Google has been upfront about greater use of learning AI (as opposed to hand-tuned algorithms like PageRank) to index and rank their search results. In order to return a good result, a learning AI system must first be trained on what a good result looks like. Since search returns results to humans, humans have to provide the guidance on what is a good or bad result.

Often an AI can be trained by a corpus, like training a spell correcter by feeding it the text of a dictionary. But the data that Google works is the entire web, which changes all the time, so they need constant feedback on what is good or bad.

Google also personalizes results now, so the AI needs to learn not just what is a good result, but what is a good result for that particular person, given everything else the AI knows about that person. That would require inputs from a wide variety of people.

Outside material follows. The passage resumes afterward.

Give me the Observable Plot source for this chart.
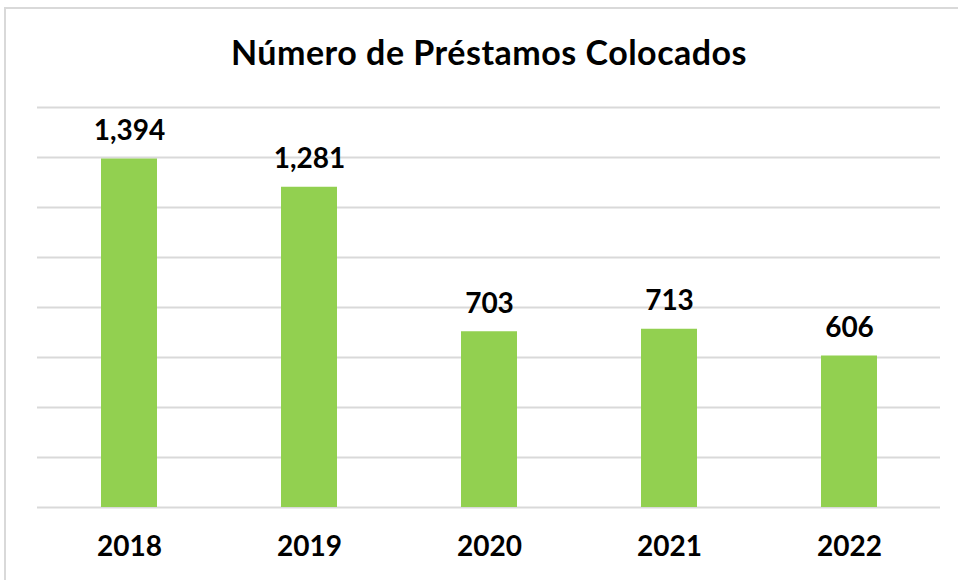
<!DOCTYPE html>
<html>
<head>
<meta charset="utf-8">
<script src="https://cdn.jsdelivr.net/npm/d3@7"></script>
<script src="https://cdn.jsdelivr.net/npm/@observablehq/plot@0.6"></script>
<style>
  html, body { margin: 0; padding: 0; background: #fff; }
  #wrap { position: relative; width: 958px; height: 580px; overflow: hidden; }
  #frame { position: absolute; left: 4px; top: 7px; width: 1000px; height: 1000px;
           border-top: 2px solid #d9d9d9; border-left: 2px solid #d9d9d9; }
  #title { position: absolute; left: 0; top: 0; width: 978px; height: 90px; line-height: 104px;
           text-align: center; font-family: Lato, sans-serif; font-weight: 700; font-size: 34px;
           letter-spacing: 0.5px; color: #000; }
  #chart { position: absolute; left: 0; top: 90px; }
</style>
</head>
<body>
<div id="wrap">
  <div id="frame"></div>
  <div id="title">Número de Préstamos Colocados</div>
  <div id="chart"></div>
</div>
<script>
const years = ["2018", "2019", "2020", "2021", "2022"];
const values = [1394, 1281, 703, 713, 606];
const gridTicks = [0, 200, 400, 600, 800, 1000, 1200, 1400, 1600];

const data = years.map((y, i) => ({year: y, value: values[i]}));

const plot = Plot.plot({
  width: 958,
  height: 490,
  marginLeft: 37,
  marginRight: 18,
  marginTop: 17,
  marginBottom: 73,
  style: {fontFamily: "Lato, sans-serif", background: "transparent"},
  x: {domain: years, paddingInner: 0.69, paddingOuter: 0.345, label: null},
  y: {domain: [0, 1600], label: null, axis: null},
  marks: [
    Plot.ruleY(gridTicks, {stroke: "#d9d9d9", strokeWidth: 2}),
    Plot.barY(data, {x: "year", y: "value", fill: "#92d050"}),
    Plot.text(data, {x: "year", y: "value", text: d => d3.format(",")(d.value),
      dy: -28, fontSize: 28, fontWeight: 700, fill: "#000", letterSpacing: "0.5px"}),
    Plot.axisX({tickSize: 0, tickPadding: 29, fontSize: 28, fontWeight: 700, color: "#000", label: null, letterSpacing: "1px"})
  ]
});
document.getElementById("chart").appendChild(plot);
</script>
</body>
</html>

I think it's proof that google has done an amazing sales job.

Their ML algos really come down to codified, scaled human intuition and decisions. However, to avoid having to answer for them (google has the ability to make or break many internet companies), they repeatedly go on and on about ML and pretend it's just math, as if there is a first principles answer to eg which candle company should rank highest passed down from Gauss.

The reason this is valuable to google is if they admit it is just collective human judgement, governments are much more likely to demand input.

I suspect this is also a fail safe which allows them to use learning algorithms that give less than well understood results that still perform well (think neural networks and deep learning).